I enjoy having the opportunity to host foreign investors when they visit China for the first time. They see the country the way I used to see it, and I wish sometimes that I could get back to that feeling. For people stepping off the plane in Shanghai, China seems like a country that is capable of accomplishing anything, and a place where the market is ready for just about any new product.
So for the next few days we will be looking at the things China does well.
I remember when I lived in Longzhou I was struck by the quality of life enjoyed by China’s elderly population.
It is common to see in most Chinese cities, parks full of elderly people enjoying chess, dancing and some of the most leisurely backward-strolling I have ever witnessed. They seem to have maintained large social networks because many of them live their entire lives in a single village or city.

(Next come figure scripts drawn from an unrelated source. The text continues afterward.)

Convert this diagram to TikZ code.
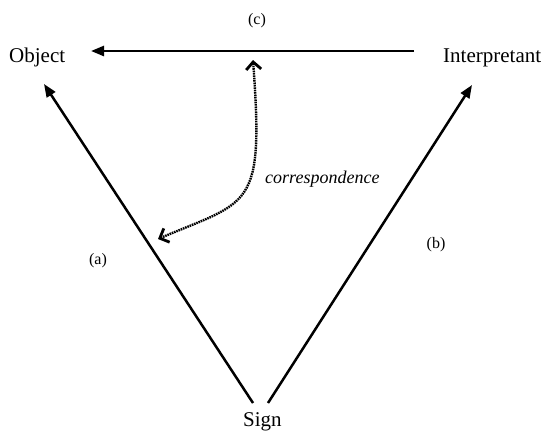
\documentclass[tikz,border=0pt]{standalone}
\usepackage{fontspec}
\setmainfont{Liberation Serif}
\usetikzlibrary{arrows.meta}
\begin{document}
\begin{tikzpicture}[x=1pt,y=-1pt,
  mainlabel/.style={inner sep=0pt,font=\fontsize{21}{24}\selectfont},
  smalllabel/.style={inner sep=0pt,font=\fontsize{16}{19}\selectfont},
  corrlabel/.style={inner sep=0pt,font=\fontsize{18}{21}\selectfont\itshape},
  solidarrow/.style={line width=2.5pt,-{Triangle[length=13pt,width=10pt]}},
  chev/.tip={Straight Barb[length=7.5pt,width=15pt,line width=2.8pt]},
  dottedarrow/.style={line width=2.4pt,dash pattern=on 1.6pt off 0.8pt,chev-chev}
]
\useasboundingbox (0,0) rectangle (543,431);
% texts
\node[mainlabel,anchor=base west] (obj) at (9,62) {Object};
\node[mainlabel,anchor=base west] (int) at (443,62) {Interpretant};
\node[mainlabel,anchor=base west] (sign) at (243,426) {Sign};
\node[smalllabel,anchor=base] (lc) at (257,24) {(c)};
\node[smalllabel,anchor=base] (la) at (98,264) {(a)};
\node[smalllabel,anchor=base] (lb) at (436,248) {(b)};
\node[corrlabel,anchor=base west] (corr) at (265,183.5) {correspondence};
% connector ends
\coordinate (sL) at (253,403);
\coordinate (sR) at (268,403);
\coordinate (oT) at (44,84);
\coordinate (iT) at (472,85);
\coordinate (topR) at (414,51);
\coordinate (topL) at (91,51);
\coordinate (cTop) at (253,60);
\coordinate (cBot) at (158,239);
% connectors
\draw[solidarrow] (sL) -- (oT);
\draw[solidarrow] (sR) -- (iT);
\draw[solidarrow] (topR) -- (topL);
\draw[dottedarrow] (cTop) .. controls (264,210) and (250,200) .. (cBot);
\end{tikzpicture}
\end{document}
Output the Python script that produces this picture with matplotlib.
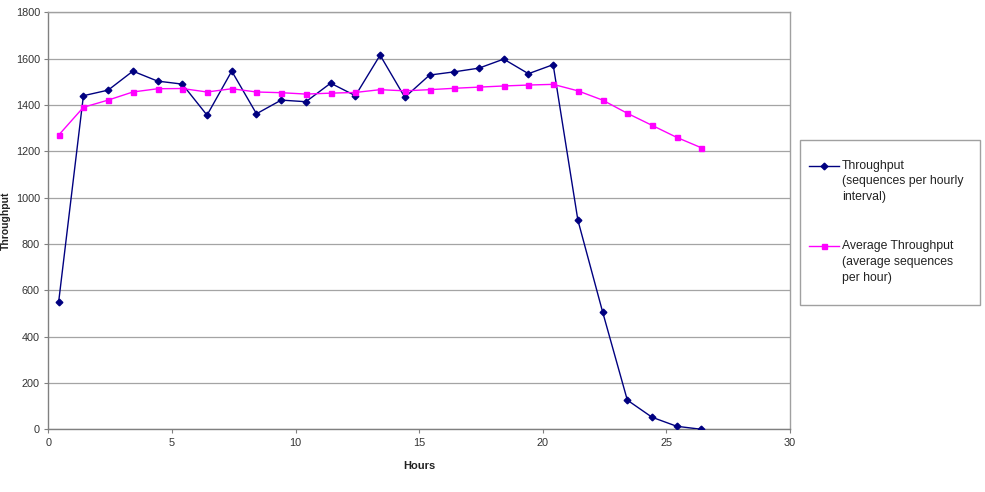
import matplotlib
matplotlib.use("Agg")
from matplotlib import pyplot as plt
from matplotlib.lines import Line2D
from matplotlib.patches import Rectangle
import numpy as np

plt.rcParams['font.family'] = ['Liberation Sans', 'DejaVu Sans']

# hours (midpoint of each hourly interval)
hours = [0.42, 1.42, 2.42, 3.42, 4.42, 5.42, 6.42, 7.42, 8.42, 9.42,
         10.42, 11.42, 12.42, 13.42, 14.42, 15.42, 16.42, 17.42, 18.42,
         19.42, 20.42, 21.42, 22.42, 23.42, 24.42, 25.42, 26.42]

throughput = [551, 1440, 1464, 1546, 1503, 1490, 1356, 1546, 1362, 1421,
              1414, 1494, 1440, 1615, 1433, 1529, 1543, 1559, 1598, 1535,
              1574, 903, 507, 126, 52, 13, 0]

avg_throughput = [1270, 1390, 1421, 1456, 1470, 1471, 1456, 1470, 1456, 1453,
                  1447, 1451, 1454, 1466, 1461, 1466, 1472, 1477, 1482, 1486,
                  1489, 1461, 1421, 1364, 1312, 1260, 1215]

label_tp = ['Throughput', '(sequences per hourly', 'interval)']
label_avg = ['Average Throughput', '(average sequences', 'per hour)']

navy = '#000080'
magenta = '#ff00ff'

fig = plt.figure(figsize=(9.85, 4.92), dpi=100)
W, H = 985.0, 492.0
ax = fig.add_axes([48.3 / W, 1 - 429.3 / H, (790 - 48.3) / W, (429.3 - 12.3) / H])

ax.plot(hours, throughput, color=navy, lw=1.0, marker='D', ms=3.4,
        markerfacecolor=navy, markeredgecolor=navy, zorder=3)
ax.plot(hours, avg_throughput, color=magenta, lw=1.0, marker='s', ms=3.6,
        markerfacecolor=magenta, markeredgecolor=magenta, zorder=3)

ax.set_xlim(0, 30)
ax.set_ylim(0, 1800)
ax.set_xticks(np.arange(0, 31, 5))
ax.set_yticks(np.arange(0, 1801, 200))
ax.yaxis.grid(True, color='#a4a4a4', lw=0.9)
ax.set_axisbelow(True)
for s in ax.spines.values():
    s.set_color('#a0a0a0')
    s.set_linewidth(1.0)
ax.spines['left'].set_color('#808080')
ax.spines['bottom'].set_color('#808080')
ax.tick_params(axis='both', labelsize=7.8, colors='#808080', labelcolor='#333333',
               length=3, width=0.8, direction='out', pad=3)

fig.text(419 / W, 1 - 466 / H, 'Hours', ha='center', va='center',
         fontsize=8, fontweight='bold', color='#222222')
fig.text(1 / W, 1 - 221 / H, 'Throughput', ha='left', va='center',
         rotation=90, fontsize=7.5, fontweight='bold', color='#222222')

# legend box drawn by hand so the marker sits on the first text line
fig.patches.append(Rectangle((800 / W, 1 - 305 / H), 180 / W, 165 / H,
                             transform=fig.transFigure, facecolor='white',
                             edgecolor='#a0a0a0', lw=1.0))
entries = [(label_tp, navy, 'D', 3.4, 165.5), (label_avg, magenta, 's', 3.6, 246.5)]
for lines, col, mk, ms, y0 in entries:
    fig.lines.append(Line2D([809 / W, 839 / W], [1 - y0 / H, 1 - y0 / H],
                            transform=fig.transFigure, color=col, lw=1.0))
    fig.lines.append(Line2D([824 / W], [1 - y0 / H], transform=fig.transFigure,
                            color=col, marker=mk, ms=ms, lw=0))
    for i, t in enumerate(lines):
        fig.text(842 / W, 1 - (y0 + i * 15.8) / H, t, ha='left', va='center',
                 fontsize=8.8, color='#222222')

fig.savefig('out.png', dpi=100)
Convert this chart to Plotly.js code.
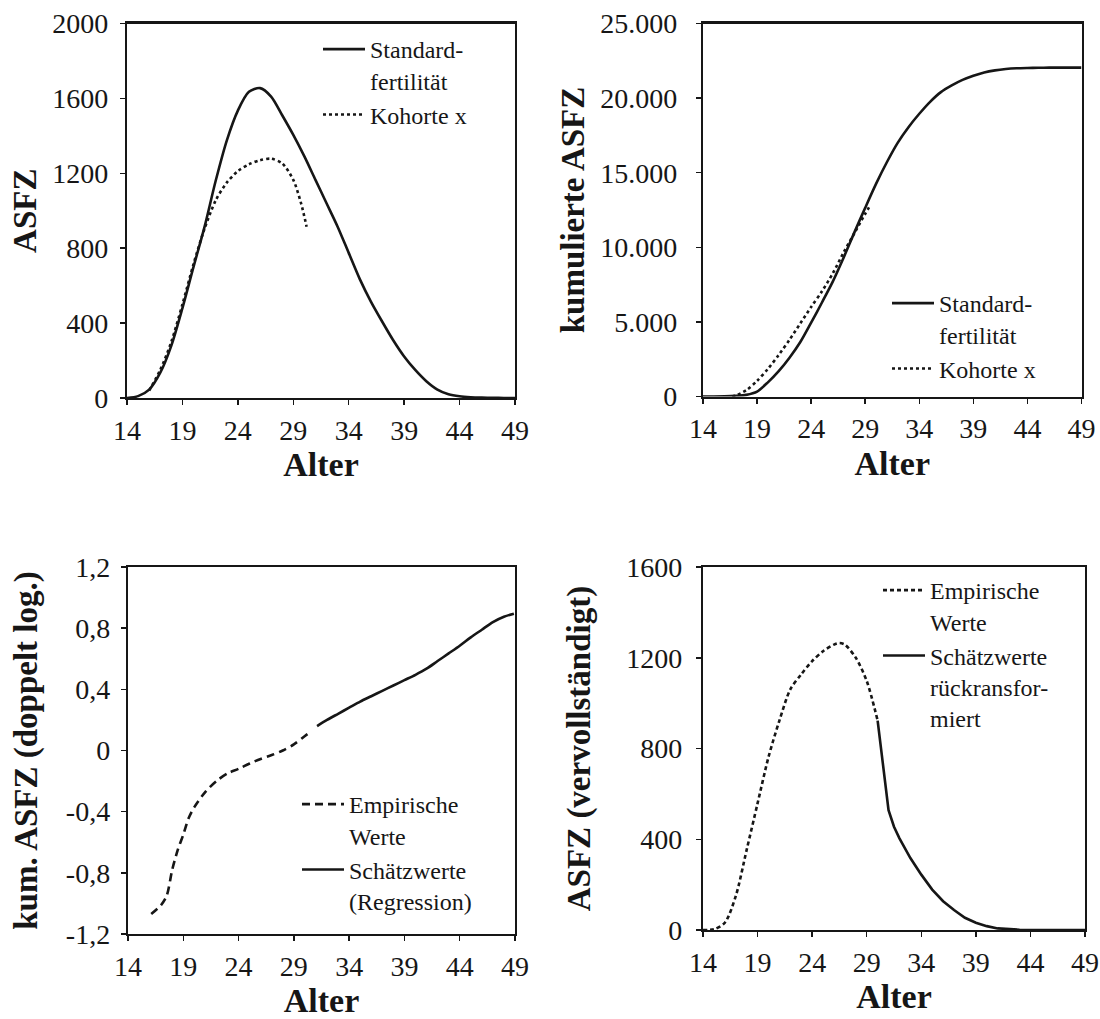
<!DOCTYPE html>
<html>
<head>
<meta charset="utf-8">
<script src="https://cdn.plot.ly/plotly-3.0.1.min.js"></script>
<style>html,body{margin:0;padding:0;background:#fff;}#chart{width:1100px;height:1019px;}</style>
</head>
<body>
<div id="chart"></div>
<script>
// ---------- data ----------
const ages = [14,15,16,17,18,19,20,21,22,23,24,25,26,27,28,29,30,31,32,33,34,35,36,37,38,39,40,41,42,43,44,45,46,47,48,49];
const standardASFZ = [0,10,45,135,280,480,700,915,1160,1375,1535,1635,1655,1610,1510,1405,1290,1165,1040,915,775,635,515,410,310,222,150,90,45,20,9,4,2,1,0,0];
const kohorteAges = [16,17,18,19,20,21,22,23,24,25,26,27,28,29,29.7,30.2];
const kohorteASFZ = [40,150,300,500,715,905,1055,1150,1212,1248,1270,1278,1253,1165,1040,915];

const standardKum = [0,0,10,40,110,330,950,1700,2600,3650,4950,6300,7700,9300,11000,12650,14250,15700,17000,18050,18950,19750,20400,20850,21220,21500,21720,21860,21950,22000,22020,22030,22040,22040,22040,22040];
const kohorteKumAges = [16.7,17,18,19,20,21,22,23,24,25,26,27,28,29,29.5];
const kohorteKum = [0,60,420,1050,1850,2780,3800,4900,6000,7050,8250,9650,10950,12250,12850];

const empLogAges = [16.1,17,17.5,18,18.5,19,19.5,20,21,22,23,24,25,26,27,28,29,30,30.3];
const empLog = [-1.07,-1.01,-0.95,-0.78,-0.65,-0.55,-0.44,-0.37,-0.27,-0.2,-0.15,-0.12,-0.085,-0.055,-0.03,0.0,0.04,0.095,0.11];
const regLogAges = [31.1,32,33,34,35,36,37,38,39,40,41,42,43,44,45,46,47,48,48.9];
const regLog = [0.16,0.2,0.24,0.28,0.32,0.355,0.39,0.425,0.46,0.495,0.535,0.585,0.635,0.685,0.74,0.79,0.84,0.875,0.895];

const empAges = [14,15,16,17,18,19,20,21,22,23,24,25,26,26.5,27,28,29,30];
const empASFZ = [0,3,32,149,353,558,762,923,1061,1127,1185,1229,1258,1265,1258,1200,1098,923];
const estAges = [30,30.5,31,31.5,32,33,34,35,36,37,38,39,40,41,42,43,44,45,46,47,48,49];
const estASFZ = [923,718,528,455,404,317,244,178,127,88,54,32,17,7,3,1,0,0,0,0,0,0];

const xTicks = [14,19,24,29,34,39,44,49];
const y1Ticks = [0,400,800,1200,1600,2000];
const y1Text = ['0','400','800','1200','1600','2000'];
const y2Ticks = [0,5000,10000,15000,20000,25000];
const y2Text = ['0','5.000','10.000','15.000','20.000','25.000'];
const y3Ticks = [-1.2,-0.8,-0.4,0,0.4,0.8,1.2];
const y3Text = ['-1,2','-0,8','-0,4','0','0,4','0,8','1,2'];
const y4Ticks = [0,400,800,1200,1600];
const y4Text = ['0','400','800','1200','1600'];

// ---------- styling ----------
const FONT = 'Liberation Serif, Times New Roman, serif';
const INK = '#161616';
const LW = 2.6;

function line(x, y, name, dash, xa, ya, leg, shape) {
  return {x: x, y: y, name: name, type: 'scatter', mode: 'lines', xaxis: xa, yaxis: ya, legend: leg,
    line: {color: INK, width: LW, dash: dash, shape: shape || 'spline', smoothing: 0.8}, hoverinfo: 'skip'};
}

const traces = [
  line(ages, standardASFZ, 'Standard-<br>fertilität', 'solid', 'x', 'y', 'legend'),
  line(kohorteAges, kohorteASFZ, 'Kohorte x', 'dot', 'x', 'y', 'legend'),
  line(ages, standardKum, 'Standard-<br>fertilität', 'solid', 'x2', 'y2', 'legend2'),
  line(kohorteKumAges, kohorteKum, 'Kohorte x', 'dot', 'x2', 'y2', 'legend2'),
  line(empLogAges, empLog, 'Empirische<br>Werte', '8px,5px', 'x3', 'y3', 'legend3'),
  line(regLogAges, regLog, 'Schätzwerte<br>(Regression)', 'solid', 'x3', 'y3', 'legend3'),
  line(empAges, empASFZ, 'Empirische<br>Werte', '4px,3px', 'x4', 'y4', 'legend4'),
  line(estAges, estASFZ, 'Schätzwerte<br>rückransfor-<br>miert', 'solid', 'x4', 'y4', 'legend4', 'linear')
];

function xax(domain, anchor) {
  return {domain: domain, anchor: anchor, range: [14, 49], tickvals: xTicks, ticktext: xTicks.map(String),
    showline: true, mirror: true, linecolor: INK, linewidth: 2.2, ticks: 'outside', ticklen: 5, tickwidth: 1.5,
    tickcolor: INK, showgrid: false, zeroline: false, ticklabelstandoff: 1,
    tickfont: {family: FONT, size: 28, color: INK},
    title: {text: '<b>Alter</b>', font: {family: FONT, size: 34, color: INK}, standoff: 8}};
}
function yax(domain, anchor, range, vals, text, title, standoff, labOff) {
  return {domain: domain, anchor: anchor, range: range, tickvals: vals, ticktext: text,
    showline: true, mirror: true, linecolor: INK, linewidth: 2.2, ticks: 'outside', ticklen: 5, tickwidth: 1.5,
    tickcolor: INK, showgrid: false, zeroline: false, ticklabelstandoff: labOff,
    tickfont: {family: FONT, size: 28, color: INK},
    title: {text: '<b>' + title + '</b>', font: {family: FONT, size: 33, color: INK}, standoff: standoff}};
}
function leg(x, y, xanchor, yanchor) {
  return {x: x, y: y, xanchor: xanchor, yanchor: yanchor, bgcolor: 'rgba(0,0,0,0)', borderwidth: 0,
    font: {family: FONT, size: 24, color: INK}, valign: 'top', tracegroupgap: 0, itemwidth: 42};
}

const W = 1100, H = 1019;
const px = v => v / W;
const py = v => 1 - v / H;

const layout = {
  width: W, height: H, margin: {l: 0, r: 0, t: 0, b: 0},
  paper_bgcolor: '#fff', plot_bgcolor: '#fff', showlegend: true,
  font: {family: FONT, color: INK},
  xaxis: xax([px(127), px(515)], 'y'),
  yaxis: yax([py(398), py(23.5)], 'x', [0, 2000], y1Ticks, y1Text, 'ASFZ', 6, 6),
  xaxis2: xax([px(703), px(1081.5)], 'y2'),
  yaxis2: yax([py(396.5), py(23.5)], 'x2', [0, 25000], y2Ticks, y2Text, 'kumulierte ASFZ', 6, 13),
  xaxis3: xax([px(128), px(515)], 'y3'),
  yaxis3: yax([py(934), py(567)], 'x3', [-1.2, 1.2], y3Ticks, y3Text, 'kum. ASFZ (doppelt log.)', 18, 5),
  xaxis4: xax([px(703), px(1085)], 'y4'),
  yaxis4: yax([py(930), py(567)], 'x4', [0, 1600], y4Ticks, y4Text, 'ASFZ (vervollständigt)', 26, 8),
  legend: leg(px(318), py(27), 'left', 'top'),
  legend2: leg(px(887), py(391), 'left', 'bottom'),
  legend3: leg(px(297), py(923), 'left', 'bottom'),
  legend4: leg(px(878), py(568), 'left', 'top')
};

Plotly.newPlot('chart', traces, layout, {displayModeBar: false, staticPlot: true});
</script>
</body>
</html>
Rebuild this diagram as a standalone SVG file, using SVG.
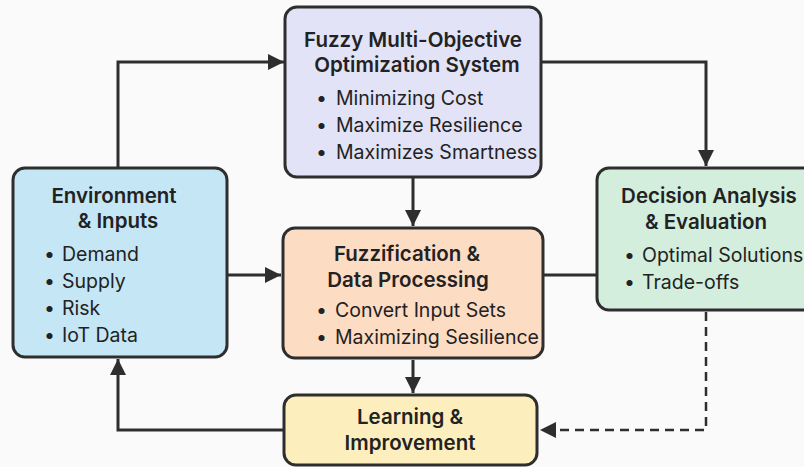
<svg xmlns="http://www.w3.org/2000/svg" width="804" height="467" viewBox="0 0 804 467">
<style>
.box{stroke:#2e2e2e;stroke-width:3}
.t{font-family:Inter,"Liberation Sans",sans-serif;font-weight:600;font-size:20.5px;fill:#222;text-anchor:middle}
.b{font-family:Inter,"Liberation Sans",sans-serif;font-size:19.5px;fill:#222}
.c{fill:none;stroke:#2e2e2e;stroke-width:3}
.d{fill:none;stroke:#2e2e2e;stroke-width:2.5;stroke-dasharray:9 6}
</style>
<defs>
<marker id="a" viewBox="0 0 10 10" refX="10" refY="5" markerWidth="16" markerHeight="16" markerUnits="userSpaceOnUse" orient="auto">
<path d="M0,0 L10,5 L0,10 z" fill="#2e2e2e"/>
</marker>
</defs>
<rect width="804" height="467" fill="#fafafa"/>
<g id="connectors">
<path class="c" d="M118,168 V62 H284" marker-end="url(#a)"/>
<path class="c" d="M542,62 H706 V166" marker-end="url(#a)"/>
<path class="c" d="M413,178 V226" marker-end="url(#a)"/>
<path class="c" d="M228,275 H281" marker-end="url(#a)"/>
<path class="c" d="M543,275 H597"/>
<path class="c" d="M413,360 V393" marker-end="url(#a)"/>
<path class="c" d="M284,430 H118 V359" marker-end="url(#a)"/>
<path class="d" d="M706,312 V430 H540" marker-end="url(#a)"/>
</g>
<g id="optimization">
<rect class="box" x="285" y="7" width="256" height="170" rx="12" fill="#e3e3f7"/>
<text class="t" x="413" y="47">Fuzzy Multi-Objective</text>
<text class="t" x="417" y="72">Optimization System</text>
<text class="b" x="316" y="105">•</text><text class="b" x="336" y="105">Minimizing Cost</text>
<text class="b" x="316" y="132">•</text><text class="b" x="336" y="132">Maximize Resilience</text>
<text class="b" x="316" y="159">•</text><text class="b" x="336" y="159">Maximizes Smartness</text>
</g>
<g id="environment">
<rect class="box" x="13" y="168" width="214" height="189" rx="12" fill="#c5e6f5"/>
<text class="t" x="114" y="203">Environment</text>
<text class="t" x="118" y="228">&amp; Inputs</text>
<text class="b" x="44" y="261">•</text><text class="b" x="62" y="261">Demand</text>
<text class="b" x="44" y="288">•</text><text class="b" x="62" y="288">Supply</text>
<text class="b" x="44" y="315">•</text><text class="b" x="62" y="315">Risk</text>
<text class="b" x="44" y="342">•</text><text class="b" x="62" y="342">IoT Data</text>
</g>
<g id="fuzzification">
<rect class="box" x="283" y="228" width="260" height="130" rx="12" fill="#fddcc4"/>
<text class="t" x="407" y="261">Fuzzification &amp;</text>
<text class="t" x="408" y="287">Data Processing</text>
<text class="b" x="316" y="317">•</text><text class="b" x="335" y="317">Convert Input Sets</text>
<text class="b" x="316" y="344">•</text><text class="b" x="335" y="344">Maximizing Sesilience</text>
</g>
<g id="decision">
<rect class="box" x="597" y="168" width="220" height="142" rx="12" fill="#d3eedd"/>
<text class="t" x="709" y="203">Decision Analysis</text>
<text class="t" x="706" y="229">&amp; Evaluation</text>
<text class="b" x="624" y="262">•</text><text class="b" x="642" y="262">Optimal Solutions</text>
<text class="b" x="624" y="289">•</text><text class="b" x="642" y="289">Trade-offs</text>
</g>
<g id="learning">
<rect class="box" x="284" y="395" width="253" height="70" rx="12" fill="#fcefbd"/>
<text class="t" x="410" y="424">Learning &amp;</text>
<text class="t" x="410" y="450">Improvement</text>
</g>
</svg>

In the cities I have lived in, senior citizens are entitled to free public transportation, which usually covers most of the city (which compared to the US is amazing, even if it’s often hot and crowded). It also seems that they are always able to find a seat on the bus, since Chinese tradition demands that younger people, even into their 40’s or 50’s, give up their place for someone older.
Within the family the eldest person’s opinion carries the most weight. It is also becoming more common for the grandparents to move back in with their children, once the grandchildren are born. It is often the grandparents who take the child to school, cook for the family, and pass on family history. They are not a person to be questioned.
I would see them gathered under the shady trees on campus that branched out over the few cement tables. The men were playing Chinese chess, and drinking from their glass jars filled with tea so strong you’d expect it to keep them awake through nap time. The grandmothers would be nearby, fawning over their grandchildren and helping them to take their first steps in life.
I couldn’t help but compare that to the nursing homes so many of our senior citizens live in in the US, and think how much better their lives would be if they still had a defined role in their children’s families. My grandma in the US likes to joke that instead of calling them elderly, or seniors, they should be known as “honored citizens”, but in China that already seems to be the case.
Note: My grandma is an amazing person, and she reads this blog daily, which I think is pretty advanced for an octogenarian. My co-workers agree that this would be quite the feat even for someone in their 60’s in China. My grandfather is equally wonderful, and I know he is sitting beside her with a big grin on his face as she reads this to him.